Every scene splits into a figure, the thing being looked at, and a ground, the space it sits in front of. The Law of Figure-Ground is one of the original Gestalt principles, first demonstrated through reversible images where the same lines can be read as either a vase or two facing profiles depending on which region the eye assigns as the subject. The visual system cannot perceive figure and ground simultaneously as equally weighted. One has to recede for the other to come forward.

The Psychology

The brain does not passively receive a scene, it actively decides which regions belong to an object and which belong to the space around it, using cues like contrast, size, enclosure, and which shape appears to be in front. This decision usually resolves instantly and without effort. It only becomes a conscious process when the cues are evenly balanced, which is exactly what a reversible figure exploits. In ordinary interfaces the goal is never ambiguity. It is making sure the figure-ground decision resolves correctly and immediately, in favor of whatever the user actually needs to act on.

In Product Design

Figure-ground failures are some of the most common usability bugs in modern interfaces, because they are invisible to the designer who already knows what the screen means.
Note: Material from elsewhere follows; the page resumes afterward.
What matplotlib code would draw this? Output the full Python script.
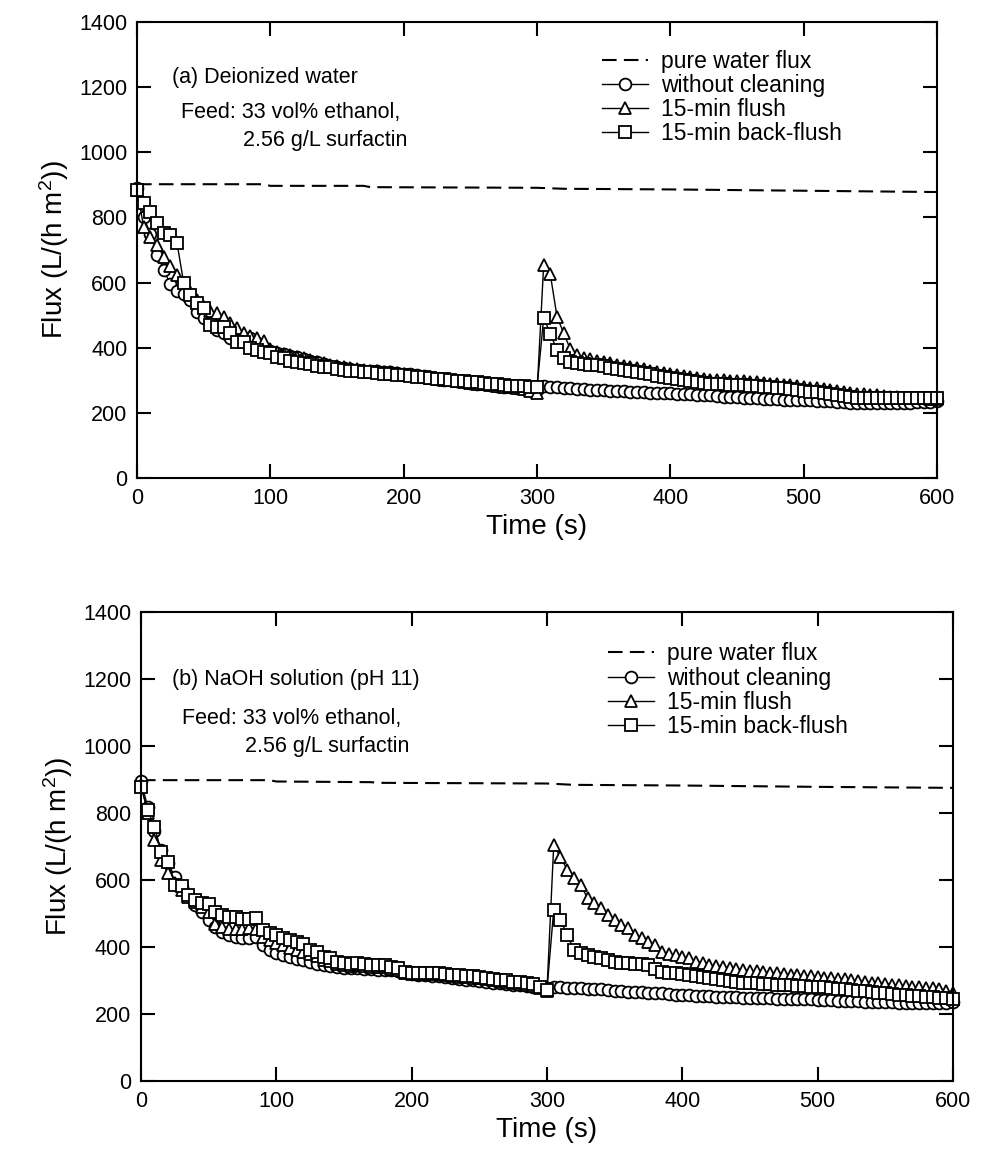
import numpy as np
import matplotlib
matplotlib.use("Agg")
import matplotlib.pyplot as plt

plt.rcParams["font.family"] = ["Liberation Sans", "DejaVu Sans"]
plt.rcParams["mathtext.fontset"] = "custom"
plt.rcParams["mathtext.rm"] = "Liberation Sans"
plt.rcParams["mathtext.it"] = "Liberation Sans:italic"

# sampling grid, one reading every 5 s
time_s = np.arange(0, 601, 5)

# pure water flux (dashed reference line)
pure_t = [0, 50, 95, 100, 170, 175, 300, 320, 400, 500, 600]
pure_a = [902, 902, 902, 897, 897, 893, 891, 888, 886, 882, 878]
pure_b = [898, 898, 898, 894, 892, 890, 888, 884, 882, 878, 875]

# (a) deionized water
a_none = [
    890, 800, 750, 685, 640, 595, 575, 565, 545, 510,
    490, 475, 455, 445, 430, 425, 430, 430, 415, 400,
    390, 385, 380, 375, 370, 365, 360, 355, 350, 345,
    340, 338, 335, 333, 330, 330, 328, 325, 325, 322,
    320, 318, 315, 312, 310, 305, 302, 300, 298, 295,
    293, 290, 288, 285, 283, 280, 278, 275, 272, 270,
    270, 282, 280, 278, 277, 275, 274, 272, 271, 270,
    269, 268, 267, 266, 265, 264, 263, 262, 262, 261,
    260, 259, 258, 257, 256, 255, 254, 252, 250, 249,
    248, 247, 246, 245, 244, 243, 242, 241, 240, 240,
    239, 238, 237, 236, 235, 234, 232, 231, 230, 230,
    230, 230, 229, 229, 230, 230, 231, 232, 232, 233,
    235,
]
a_flush = [
    885, 770, 740, 715, 680, 650, 622, 600, 570, 545,
    525, 512, 506, 495, 475, 460, 445, 435, 430, 420,
    395, 388, 382, 378, 372, 368, 362, 357, 352, 348,
    343, 340, 337, 334, 332, 330, 328, 326, 324, 322,
    320, 317, 314, 311, 308, 305, 302, 300, 298, 295,
    292, 290, 288, 286, 283, 280, 278, 276, 272, 268,
    262, 655, 625, 495, 445, 395, 378, 368, 364, 360,
    356, 352, 348, 344, 340, 337, 334, 330, 326, 322,
    319, 316, 313, 310, 307, 304, 302, 301, 300, 299,
    298, 297, 296, 294, 292, 290, 288, 287, 285, 283,
    280, 277, 275, 273, 270, 267, 264, 261, 259, 257,
    256, 254, 252, 250, 248, 247, 246, 245, 245, 244,
    244,
]
a_back = [
    884, 844, 817, 783, 752, 746, 721, 599, 562, 537,
    522, 470, 464, 464, 445, 418, 418, 399, 393, 387,
    384, 370, 368, 360, 355, 352, 350, 345, 342, 340,
    336, 333, 330, 328, 326, 324, 322, 320, 318, 316,
    315, 313, 311, 309, 307, 305, 303, 301, 299, 298,
    296, 294, 292, 290, 288, 286, 284, 282, 281, 280,
    278, 492, 443, 392, 368, 356, 352, 350, 348, 347,
    343, 339, 335, 331, 327, 325, 322, 318, 314, 310,
    307, 304, 301, 298, 295, 292, 290, 289, 288, 287,
    286, 285, 284, 282, 280, 278, 276, 275, 273, 271,
    268, 265, 263, 261, 258, 255, 252, 249, 247, 246,
    245, 245, 245, 245, 245, 245, 245, 245, 245, 246,
    246,
]

# (b) NaOH solution
b_none = [
    895, 818, 745, 690, 650, 610, 580, 555, 525, 505,
    480, 460, 445, 436, 431, 426, 426, 431, 405, 390,
    382, 376, 370, 365, 360, 355, 350, 346, 342, 340,
    338, 337, 336, 334, 333, 332, 331, 330, 328, 324,
    318, 316, 315, 314, 313, 310, 307, 304, 302, 300,
    298, 296, 294, 292, 290, 288, 286, 284, 282, 280,
    278, 281, 280, 279, 278, 277, 276, 275, 274, 272,
    270, 268, 267, 266, 265, 264, 263, 262, 260, 258,
    257, 256, 255, 254, 253, 252, 251, 250, 250, 249,
    249, 248, 248, 247, 246, 246, 245, 245, 244, 244,
    243, 242, 241, 240, 239, 238, 238, 237, 236, 236,
    235, 235, 234, 234, 234, 233, 233, 233, 234, 234,
    235,
]
b_flush = [
    885, 800, 719, 660, 620, 590, 570, 550, 535, 520,
    505, 470, 460, 455, 455, 455, 458, 455, 430, 420,
    412, 405, 398, 392, 386, 378, 372, 362, 358, 350,
    346, 344, 345, 343, 341, 340, 339, 335, 330, 322,
    320, 319, 319, 318, 318, 316, 313, 311, 310, 308,
    306, 303, 301, 298, 296, 293, 291, 288, 285, 278,
    268, 704, 669, 630, 606, 585, 546, 531, 516, 495,
    481, 466, 456, 436, 426, 416, 406, 385, 380, 376,
    371, 366, 356, 351, 346, 343, 340, 337, 334, 331,
    329, 327, 325, 323, 321, 319, 317, 316, 314, 312,
    310, 308, 307, 305, 303, 301, 299, 296, 294, 292,
    290, 288, 286, 284, 282, 280, 278, 277, 275, 270,
    262,
]
b_back = [
    878, 809, 758, 684, 654, 585, 582, 555, 540, 531,
    528, 504, 495, 490, 490, 485, 485, 487, 451, 442,
    437, 427, 422, 415, 410, 391, 386, 371, 366, 356,
    352, 349, 352, 349, 346, 346, 346, 341, 336, 325,
    323, 322, 322, 322, 322, 320, 317, 315, 314, 312,
    310, 307, 305, 302, 300, 297, 295, 292, 290, 281,
    272, 510, 481, 436, 391, 381, 376, 371, 366, 361,
    356, 352, 351, 350, 348, 345, 335, 325, 323, 321,
    318, 315, 312, 309, 307, 303, 300, 298, 296, 294,
    293, 292, 291, 290, 288, 287, 286, 285, 284, 282,
    281, 280, 278, 276, 274, 272, 270, 268, 266, 264,
    262, 260, 258, 257, 255, 253, 251, 250, 249, 248,
    245,
]

PANELS = [
    {
        "rect": [0.1394, 0.5897, 0.8138, 0.3914],
        "pure": pure_a,
        "series": (a_none, a_flush, a_back),
        "legend_at": (0.581, 0.939),
        "notes": [
            ("(a) Deionized water", 0.044, 0.879),
            ("Feed: 33 vol% ethanol,", 0.055, 0.802),
            ("2.56 g/L surfactin", 0.1325, 0.741),
        ],
    },
    {
        "rect": [0.1434, 0.0721, 0.826, 0.4026],
        "pure": pure_b,
        "series": (b_none, b_flush, b_back),
        "legend_at": (0.575, 0.935),
        "notes": [
            ("(b) NaOH solution (pH 11)", 0.038, 0.857),
            ("Feed: 33 vol% ethanol,", 0.05, 0.773),
            ("2.56 g/L surfactin", 0.128, 0.714),
        ],
    },
]

LABELS = ["without cleaning", "15-min flush", "15-min back-flush"]
MARKERS = ["o", "^", "s"]

fig = plt.figure(figsize=(9.83, 11.65), dpi=100)

for panel in PANELS:
    ax = fig.add_axes(panel["rect"])
    ax.plot(pure_t, panel["pure"], color="black", lw=1.5, linestyle=(0, (7, 3.5)),
            label="pure water flux")
    for values, label, marker in zip(panel["series"], LABELS, MARKERS):
        ax.plot(time_s, values, color="black", lw=1.0, marker=marker, ms=8.5,
                mfc="white", mec="black", mew=1.3, label=label, clip_on=False)

    ax.set_xlim(0, 600)
    ax.set_ylim(0, 1400)
    ax.set_xticks(range(0, 601, 100))
    ax.set_yticks(range(0, 1401, 200))
    ax.tick_params(direction="in", length=10, width=1.5, top=True, right=True,
                   labelsize=15.5, pad=7)
    for spine in ax.spines.values():
        spine.set_linewidth(1.5)
    ax.set_xlabel("Time (s)", fontsize=20, labelpad=4)
    ax.set_ylabel(r"Flux (L/(h m$^{2}$))", fontsize=20, labelpad=6)

    for text, x, y in panel["notes"]:
        ax.text(x, y, text, transform=ax.transAxes, fontsize=15.5, va="center", ha="left")

    ax.legend(loc="upper left", bbox_to_anchor=panel["legend_at"], frameon=False,
              fontsize=16.5, handlelength=2.0, handletextpad=0.6, labelspacing=0.05,
              borderaxespad=0, borderpad=0)

fig.savefig("out.png", dpi=100)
  • A modal dialog with a dimmed, blurred backdrop, so the dialog reads unambiguously as the current figure and the page behind it recedes
  • Button text with enough contrast against its own fill that the label doesn't visually merge into the button shape
  • A sticky header with a solid background rather than a transparent one, so scrolling content passes clearly behind it instead of competing with it
  • Low-contrast dark mode themes where a card and its background sit at nearly identical brightness, so the card's edges disappear and users can no longer tell where one region ends and another begins

How to Apply It

Check contrast first, not just for text but for the boundary between any element and whatever sits behind it. A shadow, a border, or a value difference of even a few percent is often enough to fix an ambiguous edge. Be especially careful with overlays and dark themes, where designers testing in bright, high-contrast conditions can miss a figure-ground problem that only shows up on a dimmed screen or in direct sunlight.
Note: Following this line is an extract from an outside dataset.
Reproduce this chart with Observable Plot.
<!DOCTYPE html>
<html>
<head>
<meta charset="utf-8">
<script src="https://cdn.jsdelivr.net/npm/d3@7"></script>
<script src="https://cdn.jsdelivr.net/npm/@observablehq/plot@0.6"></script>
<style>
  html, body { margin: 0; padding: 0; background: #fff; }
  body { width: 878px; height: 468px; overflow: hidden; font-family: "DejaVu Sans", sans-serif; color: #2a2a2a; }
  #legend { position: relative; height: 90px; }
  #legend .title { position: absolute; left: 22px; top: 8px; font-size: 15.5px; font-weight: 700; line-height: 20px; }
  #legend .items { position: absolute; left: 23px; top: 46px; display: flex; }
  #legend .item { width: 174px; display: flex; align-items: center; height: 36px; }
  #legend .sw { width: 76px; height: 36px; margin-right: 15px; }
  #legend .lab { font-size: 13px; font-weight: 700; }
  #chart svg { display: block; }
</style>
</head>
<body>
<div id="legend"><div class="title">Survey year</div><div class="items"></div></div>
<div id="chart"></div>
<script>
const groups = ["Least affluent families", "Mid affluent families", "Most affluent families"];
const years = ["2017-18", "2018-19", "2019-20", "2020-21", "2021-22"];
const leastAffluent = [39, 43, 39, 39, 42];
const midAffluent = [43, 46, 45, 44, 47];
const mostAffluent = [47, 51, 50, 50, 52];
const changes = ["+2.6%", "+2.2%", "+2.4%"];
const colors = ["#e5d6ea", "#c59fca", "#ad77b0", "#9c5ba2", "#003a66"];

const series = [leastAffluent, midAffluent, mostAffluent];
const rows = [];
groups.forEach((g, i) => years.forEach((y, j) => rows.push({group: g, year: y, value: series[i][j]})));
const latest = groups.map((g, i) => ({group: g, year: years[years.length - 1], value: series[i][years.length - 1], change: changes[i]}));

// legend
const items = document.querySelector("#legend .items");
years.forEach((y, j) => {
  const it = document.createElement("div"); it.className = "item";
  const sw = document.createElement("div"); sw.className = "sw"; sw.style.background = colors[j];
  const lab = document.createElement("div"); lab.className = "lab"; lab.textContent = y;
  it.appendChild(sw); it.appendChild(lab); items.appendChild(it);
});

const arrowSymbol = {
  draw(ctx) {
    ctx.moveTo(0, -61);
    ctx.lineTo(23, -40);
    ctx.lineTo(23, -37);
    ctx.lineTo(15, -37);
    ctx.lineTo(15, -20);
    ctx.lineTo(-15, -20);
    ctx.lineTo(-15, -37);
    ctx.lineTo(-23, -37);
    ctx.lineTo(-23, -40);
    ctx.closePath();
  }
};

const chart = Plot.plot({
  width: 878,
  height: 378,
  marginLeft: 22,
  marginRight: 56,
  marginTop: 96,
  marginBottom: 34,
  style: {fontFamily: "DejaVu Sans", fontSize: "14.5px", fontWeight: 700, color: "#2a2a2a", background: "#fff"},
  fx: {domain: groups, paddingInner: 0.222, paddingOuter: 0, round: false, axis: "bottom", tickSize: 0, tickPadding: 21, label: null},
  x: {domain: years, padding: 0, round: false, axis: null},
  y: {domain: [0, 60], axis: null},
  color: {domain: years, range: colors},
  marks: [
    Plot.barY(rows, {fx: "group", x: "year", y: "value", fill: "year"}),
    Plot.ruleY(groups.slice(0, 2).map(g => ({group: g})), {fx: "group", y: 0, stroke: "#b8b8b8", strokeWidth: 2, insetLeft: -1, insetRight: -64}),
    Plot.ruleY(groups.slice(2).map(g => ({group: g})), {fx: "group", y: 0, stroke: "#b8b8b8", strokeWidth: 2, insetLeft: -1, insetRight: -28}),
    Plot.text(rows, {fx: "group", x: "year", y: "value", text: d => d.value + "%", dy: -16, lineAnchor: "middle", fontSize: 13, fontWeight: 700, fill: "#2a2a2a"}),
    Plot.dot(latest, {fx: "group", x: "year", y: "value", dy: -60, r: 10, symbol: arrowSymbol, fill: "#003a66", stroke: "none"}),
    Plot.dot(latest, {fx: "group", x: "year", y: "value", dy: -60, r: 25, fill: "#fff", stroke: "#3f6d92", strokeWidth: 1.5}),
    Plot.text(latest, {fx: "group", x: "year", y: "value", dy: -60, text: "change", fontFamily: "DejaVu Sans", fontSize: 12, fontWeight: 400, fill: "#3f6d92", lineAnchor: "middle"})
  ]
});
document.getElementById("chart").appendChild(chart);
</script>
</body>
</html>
An interface with no clear figure has no subject. Everything competes, and nothing wins.

Why It Matters

When figure and ground are ambiguous, users cannot tell what is clickable, what is decorative, and what they are supposed to be looking at right now. That uncertainty does not read as confusion in a user's mind. It reads as the product being broken, because the failure sits below the level of conscious analysis where users normally give an interface the benefit of the doubt.